Mme N. a formé contre cette décision un recours déclaré recevable mais non fondé.

L’appel de Mme N. contre ce jugement a été déclaré tardif.

Toutefois, l’instruction de la cause en degré d’appel a permis d’établir que Mme N. n’avait été inscrite auprès d’une caisse pour indépendant que pour un trimestre en 2009 et qu’elle n’avait plus été inscrite jusqu’à la fin de 2014. L’ONEm s’était référé à justice sur le bien-fondé de l’appel de Mme N. La cour du travail a souligné la possibilité pour Mme N. d’introduire une demande de renonciation à la récupération de l’indu.

Le conseil de Mme N. a alors adressé à l’ONEm une requête en renonciation fondée sur l’article 22 de la Charte de l’assuré social, soulignant que le formulaire C57 téléchargé sur le site de l’ONEm ne semblait pas adapté à la demande de Mme N. mais pourrait être complété, ce qui sera fait le 31 mars 2021.

Le 8 juillet 2021, le Comité de gestion a pris, sur la base de l’article 171 de l’arrêté royal du 25 novembre 1991, une décision de refus vu les ressources du ménage et la circonstance que la récupération est fondée sur un travail pendant le chômage.

Mme N. a introduit contre cette décision un recours recevable.

Le jugement du tribunal du travail

Par un jugement du 24 janvier 2023, le tribunal a décidé que la décision querellée devait être annulée, étant prise sur la base de l’article 171 de l’arrêté royal du 25 novembre 1991 contraire aux articles 10 et 11 de la Constitution en ce qu’il exclut de la procédure de renonciation l’hypothèse d’un cas digne d’intérêt lorsque le débiteur est de bonne foi et perçoit des ressources supérieures au plafond fixé par cette disposition.

Le tribunal a en conséquence invité le Comité de gestion à prendre une nouvelle décision sur la base de l’article 22 § 1er et § 2, 2°, de la Charte.
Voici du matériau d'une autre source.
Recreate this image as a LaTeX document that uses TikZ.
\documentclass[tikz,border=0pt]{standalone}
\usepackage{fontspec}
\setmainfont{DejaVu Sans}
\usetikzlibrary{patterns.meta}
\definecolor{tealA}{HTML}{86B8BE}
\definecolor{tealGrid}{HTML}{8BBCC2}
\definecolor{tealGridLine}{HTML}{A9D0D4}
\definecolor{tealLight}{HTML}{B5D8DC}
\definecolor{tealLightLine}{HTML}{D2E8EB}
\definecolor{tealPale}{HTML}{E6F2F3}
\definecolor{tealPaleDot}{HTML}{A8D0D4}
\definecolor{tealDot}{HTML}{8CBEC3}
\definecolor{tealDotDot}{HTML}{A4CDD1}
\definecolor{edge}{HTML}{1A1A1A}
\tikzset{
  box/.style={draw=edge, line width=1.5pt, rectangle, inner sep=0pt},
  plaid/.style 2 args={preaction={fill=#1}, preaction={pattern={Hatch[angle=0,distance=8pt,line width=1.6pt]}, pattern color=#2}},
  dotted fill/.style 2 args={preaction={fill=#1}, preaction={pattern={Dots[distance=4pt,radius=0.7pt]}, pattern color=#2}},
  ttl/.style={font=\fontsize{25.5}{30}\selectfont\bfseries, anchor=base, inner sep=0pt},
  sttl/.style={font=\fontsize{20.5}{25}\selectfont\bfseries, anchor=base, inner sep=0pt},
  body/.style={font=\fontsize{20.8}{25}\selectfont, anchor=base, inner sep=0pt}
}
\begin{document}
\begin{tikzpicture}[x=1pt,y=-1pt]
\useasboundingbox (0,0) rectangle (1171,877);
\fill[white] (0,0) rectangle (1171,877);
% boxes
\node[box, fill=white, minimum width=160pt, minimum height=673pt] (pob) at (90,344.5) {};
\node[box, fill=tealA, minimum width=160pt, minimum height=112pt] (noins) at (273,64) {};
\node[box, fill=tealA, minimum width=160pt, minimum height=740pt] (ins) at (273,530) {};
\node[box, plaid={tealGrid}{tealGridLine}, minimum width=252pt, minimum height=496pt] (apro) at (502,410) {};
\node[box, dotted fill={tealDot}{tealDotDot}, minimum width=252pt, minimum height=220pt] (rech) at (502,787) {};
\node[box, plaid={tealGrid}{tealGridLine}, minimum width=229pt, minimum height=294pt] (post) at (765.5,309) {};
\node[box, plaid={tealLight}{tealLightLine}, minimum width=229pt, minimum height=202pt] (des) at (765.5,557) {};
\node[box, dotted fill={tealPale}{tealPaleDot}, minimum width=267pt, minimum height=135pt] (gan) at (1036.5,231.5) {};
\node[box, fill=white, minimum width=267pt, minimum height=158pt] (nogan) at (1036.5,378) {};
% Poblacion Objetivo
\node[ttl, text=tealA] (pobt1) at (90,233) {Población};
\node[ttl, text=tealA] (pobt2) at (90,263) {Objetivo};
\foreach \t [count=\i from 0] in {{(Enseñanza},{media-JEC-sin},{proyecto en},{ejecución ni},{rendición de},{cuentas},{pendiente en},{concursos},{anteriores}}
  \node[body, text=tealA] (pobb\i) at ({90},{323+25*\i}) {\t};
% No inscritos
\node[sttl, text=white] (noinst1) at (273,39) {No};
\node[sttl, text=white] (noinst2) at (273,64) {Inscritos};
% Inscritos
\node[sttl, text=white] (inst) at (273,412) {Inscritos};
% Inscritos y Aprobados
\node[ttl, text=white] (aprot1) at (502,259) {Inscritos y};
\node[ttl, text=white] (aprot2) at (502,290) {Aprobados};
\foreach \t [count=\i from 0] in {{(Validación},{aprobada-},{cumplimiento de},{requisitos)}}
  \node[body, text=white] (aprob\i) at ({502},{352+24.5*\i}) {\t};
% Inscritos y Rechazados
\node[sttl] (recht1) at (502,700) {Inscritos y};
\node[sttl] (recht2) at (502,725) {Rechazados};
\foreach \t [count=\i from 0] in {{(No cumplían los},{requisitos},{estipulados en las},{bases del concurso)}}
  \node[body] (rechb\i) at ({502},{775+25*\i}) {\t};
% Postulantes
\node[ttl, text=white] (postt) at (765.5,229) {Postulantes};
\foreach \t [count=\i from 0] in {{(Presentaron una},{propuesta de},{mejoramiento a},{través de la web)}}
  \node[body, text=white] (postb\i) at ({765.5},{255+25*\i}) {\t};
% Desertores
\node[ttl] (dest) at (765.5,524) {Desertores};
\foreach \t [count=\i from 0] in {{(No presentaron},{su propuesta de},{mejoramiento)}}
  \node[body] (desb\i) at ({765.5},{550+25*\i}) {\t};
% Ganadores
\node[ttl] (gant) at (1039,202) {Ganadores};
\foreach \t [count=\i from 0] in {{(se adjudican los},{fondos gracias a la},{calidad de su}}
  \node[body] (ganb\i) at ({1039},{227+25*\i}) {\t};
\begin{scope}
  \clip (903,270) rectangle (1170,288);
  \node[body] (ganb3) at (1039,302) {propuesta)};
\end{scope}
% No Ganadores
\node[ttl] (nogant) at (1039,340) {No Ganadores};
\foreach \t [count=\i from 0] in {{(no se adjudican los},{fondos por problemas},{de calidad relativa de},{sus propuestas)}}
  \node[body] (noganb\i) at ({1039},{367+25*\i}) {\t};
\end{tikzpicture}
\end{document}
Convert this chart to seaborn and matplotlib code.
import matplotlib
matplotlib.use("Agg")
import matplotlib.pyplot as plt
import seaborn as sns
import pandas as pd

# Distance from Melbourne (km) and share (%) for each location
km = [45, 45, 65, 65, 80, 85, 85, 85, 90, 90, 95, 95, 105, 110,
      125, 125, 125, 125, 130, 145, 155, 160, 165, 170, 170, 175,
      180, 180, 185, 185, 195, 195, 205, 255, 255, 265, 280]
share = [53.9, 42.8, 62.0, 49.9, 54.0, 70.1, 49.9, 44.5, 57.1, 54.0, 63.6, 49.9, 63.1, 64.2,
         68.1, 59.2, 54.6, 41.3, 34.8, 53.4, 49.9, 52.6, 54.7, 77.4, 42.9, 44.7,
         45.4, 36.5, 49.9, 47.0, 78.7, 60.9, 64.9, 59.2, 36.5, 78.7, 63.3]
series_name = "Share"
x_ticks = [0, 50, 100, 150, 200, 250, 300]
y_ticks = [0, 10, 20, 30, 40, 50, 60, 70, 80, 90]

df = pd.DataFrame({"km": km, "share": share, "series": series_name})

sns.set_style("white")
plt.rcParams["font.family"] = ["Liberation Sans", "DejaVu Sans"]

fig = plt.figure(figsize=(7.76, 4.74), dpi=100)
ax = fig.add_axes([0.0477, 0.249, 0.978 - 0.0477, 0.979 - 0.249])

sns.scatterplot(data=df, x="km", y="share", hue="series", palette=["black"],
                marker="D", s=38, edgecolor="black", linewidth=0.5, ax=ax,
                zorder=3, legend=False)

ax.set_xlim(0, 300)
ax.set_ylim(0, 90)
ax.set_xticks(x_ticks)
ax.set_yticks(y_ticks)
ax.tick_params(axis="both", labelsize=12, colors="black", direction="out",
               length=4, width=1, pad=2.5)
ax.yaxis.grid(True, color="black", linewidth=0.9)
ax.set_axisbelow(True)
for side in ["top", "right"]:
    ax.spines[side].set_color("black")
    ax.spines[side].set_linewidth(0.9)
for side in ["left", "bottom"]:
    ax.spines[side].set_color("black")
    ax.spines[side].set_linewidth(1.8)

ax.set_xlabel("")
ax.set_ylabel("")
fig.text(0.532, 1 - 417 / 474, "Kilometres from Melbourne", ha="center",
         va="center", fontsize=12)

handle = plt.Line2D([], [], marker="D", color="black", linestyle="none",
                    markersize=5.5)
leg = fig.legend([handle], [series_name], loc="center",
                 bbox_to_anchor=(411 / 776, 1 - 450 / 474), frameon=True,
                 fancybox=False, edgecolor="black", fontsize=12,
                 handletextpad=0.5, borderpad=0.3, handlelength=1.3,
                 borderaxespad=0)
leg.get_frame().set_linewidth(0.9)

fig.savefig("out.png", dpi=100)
L’ONEm a formé contre cette décision un appel recevable.

L’arrêt commenté

L’arrêt retient que le jugement définitif du 11 décembre 2017 a expressément exclu la bonne foi de Mme N. et que, vu l’autorité positive de chose jugée de ce jugement, cette absence de bonne foi ne peut être remise en cause, en sorte que l’article 22 de la Charte n’est pas applicable, seules l’étant les dispositions de l’arrêté royal du 25 novembre 1991.

C’est donc en fonction de ces dispositions que la cour du travail va exercer sur la décision du Comité de gestion un contrôle de pleine juridiction avec pouvoir de substitution. L’arrêt se réfère en page 11 note 5 à M. SIMON, « Chapitre 1. Le droit aux allocations de chômage : notion » in Simon. M. (dir.) Chômage, Larcier 2021 p.14.
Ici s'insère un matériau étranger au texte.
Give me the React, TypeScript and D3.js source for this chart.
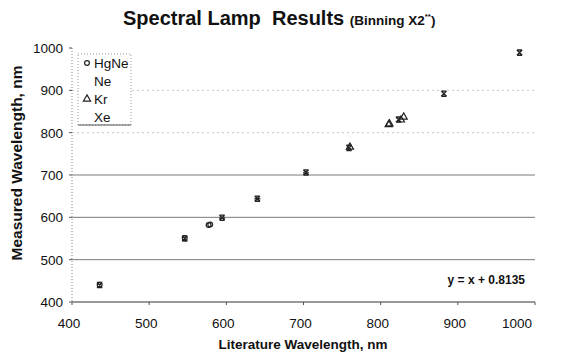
import React from "react";
import * as d3 from "d3";

const xTicks = [400, 500, 600, 700, 800, 900, 1000];
const yTicks = [400, 500, 600, 700, 800, 900, 1000];
const solidGrid = [500, 600, 700];
const faintGrid = [800, 900];

const hgNeX = [435.8, 546.1, 577.0, 579.1];
const hgNeY = [441, 551, 582, 583];
const neX = [594.5, 640.2, 703.2];
const neY = [598, 644, 705];
const krX = [760.2, 810.4, 811.3, 826.3, 829.8];
const krY = [766, 819, 821, 830, 837];
const xeX = [435.8, 546.1, 594.5, 640.2, 703.2, 759.0, 823.2, 881.9, 980.0];
const xeY = [440, 550, 599, 644, 706, 764, 831, 892, 989];

const legendItems = ["HgNe", "Ne", "Kr", "Xe"];
const equation = "y = x + 0.8135";

const W = 564;
const H = 357;
const x = d3.scaleLinear().domain([400, 1000]).range([72, 535]);
const y = d3.scaleLinear().domain([400, 1000]).range([302, 48]);

const font = "'Liberation Sans', Arial, sans-serif";

function Circle({ cx, cy }: { cx: number; cy: number }) {
  return <circle cx={cx} cy={cy} r={2.4} fill="none" stroke="#222" strokeWidth={1.2} />;
}
function Tri({ cx, cy }: { cx: number; cy: number }) {
  const p = d3.symbol().type(d3.symbolTriangle).size(22)();
  return <path d={p as string} transform={`translate(${cx},${cy})`} fill="none" stroke="#222" strokeWidth={1.2} />;
}
function XMark({ cx, cy }: { cx: number; cy: number }) {
  const s = 2.6;
  return (
    <path
      d={`M${cx - s},${cy - s}L${cx + s},${cy + s}M${cx - s},${cy + s}L${cx + s},${cy - s}M${cx - s},${cy - s}L${cx + s},${cy - s}M${cx - s},${cy + s}L${cx + s},${cy + s}`}
      stroke="#222"
      strokeWidth={1.4}
      fill="none"
    />
  );
}
function Dash({ cx, cy }: { cx: number; cy: number }) {
  return <path d={`M${cx - 3},${cy}L${cx + 3},${cy}`} stroke="#333" strokeWidth={1.4} />;
}

export default function App() {
  return (
    <svg width={W} height={H} style={{ position: "absolute", left: 0, top: 0, background: "#fff" }} fontFamily={font}>
      <rect x={0} y={0} width={W} height={H} fill="#fff" />
      {/* title */}
      <text x={123} y={25} fontWeight="bold" fill="#111" xmlSpace="preserve">
        <tspan fontSize={20}>Spectral Lamp  Results </tspan>
        <tspan fontSize={13.5}>(Binning X2</tspan>
        <tspan fontSize={8} dy={-6}>**</tspan>
        <tspan fontSize={13.5} dy={6}>)</tspan>
      </text>

      {/* gridlines */}
      {solidGrid.map((v) => (
        <line key={"g" + v} x1={x(400)} x2={x(1000)} y1={y(v)} y2={y(v)} stroke="#7a7a7a" strokeWidth={1} />
      ))}
      {faintGrid.map((v) => (
        <line key={"f" + v} x1={x(400)} x2={x(1000)} y1={y(v)} y2={y(v)} stroke="#c8c8c8" strokeWidth={1} strokeDasharray="2,3" />
      ))}

      {/* axes */}
      <line x1={x(400)} x2={x(400)} y1={y(1000)} y2={y(400)} stroke="#888" strokeDasharray="1,2" />
      <line x1={x(400)} x2={x(1000)} y1={y(400)} y2={y(400)} stroke="#333" strokeWidth={1} />
      {yTicks.map((v) => (
        <g key={"yt" + v}>
          <line x1={x(400) - 3} x2={x(400)} y1={y(v)} y2={y(v)} stroke="#555" />
          <text x={63} y={y(v) + 5} fontSize={13.5} textAnchor="end" fill="#111">
            {v}
          </text>
        </g>
      ))}
      {xTicks.map((v, i) => {
        const last = i === xTicks.length - 1;
        return (
          <g key={"xt" + v}>
            <line x1={x(v)} x2={x(v)} y1={y(400)} y2={y(400) + 3} stroke="#555" />
            <text x={last ? x(v) - 3 : x(v) - 3} y={328} fontSize={13.5} textAnchor={last ? "end" : "middle"} fill="#111">
              {v}
            </text>
          </g>
        );
      })}

      {/* axis titles */}
      <text x={303} y={349} fontSize={13.5} fontWeight="bold" textAnchor="middle" fill="#111">
        Literature Wavelength, nm
      </text>
      <text transform={`translate(22,${163}) rotate(-90)`} fontSize={15.5} fontWeight="bold" textAnchor="middle" fill="#111">
        Measured Wavelength, nm
      </text>

      {/* data */}
      {hgNeX.map((v, i) => (
        <Circle key={"h" + i} cx={x(v)} cy={y(hgNeY[i])} />
      ))}
      {neX.map((v, i) => (
        <Dash key={"n" + i} cx={x(v)} cy={y(neY[i])} />
      ))}
      {krX.map((v, i) => (
        <Tri key={"k" + i} cx={x(v)} cy={y(krY[i])} />
      ))}
      {xeX.map((v, i) => (
        <XMark key={"x" + i} cx={x(v)} cy={y(xeY[i])} />
      ))}

      {/* equation */}
      <text x={525} y={284} fontSize={12} fontWeight="bold" textAnchor="end" fill="#111">
        {equation}
      </text>

      {/* legend */}
      <rect x={78} y={54} width={53} height={71} fill="#fff" stroke="#999" strokeDasharray="1,2" />
      <line x1={78} x2={131} y1={125} y2={125} stroke="#555" />
      {legendItems.map((name, i) => {
        const cy = 63 + i * 18;
        return (
          <g key={name}>
            {name === "HgNe" && <Circle cx={87} cy={cy} />}
            {name === "Kr" && <Tri cx={87} cy={cy} />}
            <text x={94} y={cy + 5} fontSize={13.5} fill="#111">
              {name}
            </text>
          </g>
        );
      })}
    </svg>
  );
}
L’arrêt constate que la demande soumise au Comité de gestion portait sur l’application des articles 171, 172 et 173 de l’arrêté royal du 25 novembre 1991 et que la décision administrative n’a porté que sur l’article 171 alors que la possibilité prévue à l’article 172 aurait dû être examinée.

La décision du Comité est annulée, n’étant pas correctement motivée ; le jugement est donc confirmé sur ce point mais pour d’autres motifs.
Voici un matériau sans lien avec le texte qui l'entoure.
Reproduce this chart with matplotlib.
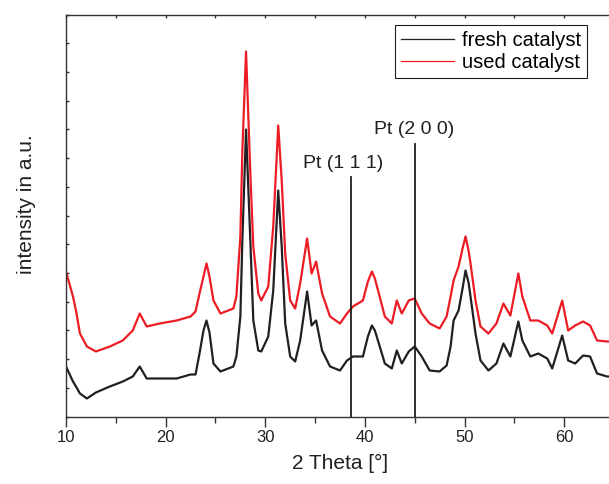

Il est réformé en ce qu’il a retenu que les juridictions étaient sans pouvoir de substitution en matière de renonciation à l’indu.

Les parties n’ayant pas pu s’expliquer sur l’application éventuelle de l’article 172 de l’arrêté royal du 25 novembre 1991, la réouverture des débats est ordonnée.

Intérêt de la décision commentée

En vertu de l’article 172 de l’arrêté royal du 25 novembre 1991, le Comité de gestion est autorisé à renoncer en partie aux sommes restant à rembourser lorsqu’il appert des éléments du dossier que le débiteur n’est pas en mesure de rembourser la totalité de sa dette et que la renonciation partielle à la récupération sauvegarde au mieux les intérêts de l’Etat et de l’Office.

Dès lors que, d’une part, suite à l’instruction de la cause en degré d’appel, l’ONEm s’était référé à justice sur le recours de Mme N. qui a été déclaré irrecevable sur un moyen soulevé d’office et que, d’autre part, l’arrêt retient que Mme N. avait deux enfants mineurs, des charges importantes et l’obligation d’apurer des crédits d’environ 2.750 €, l’article 172 semble bien être la solution.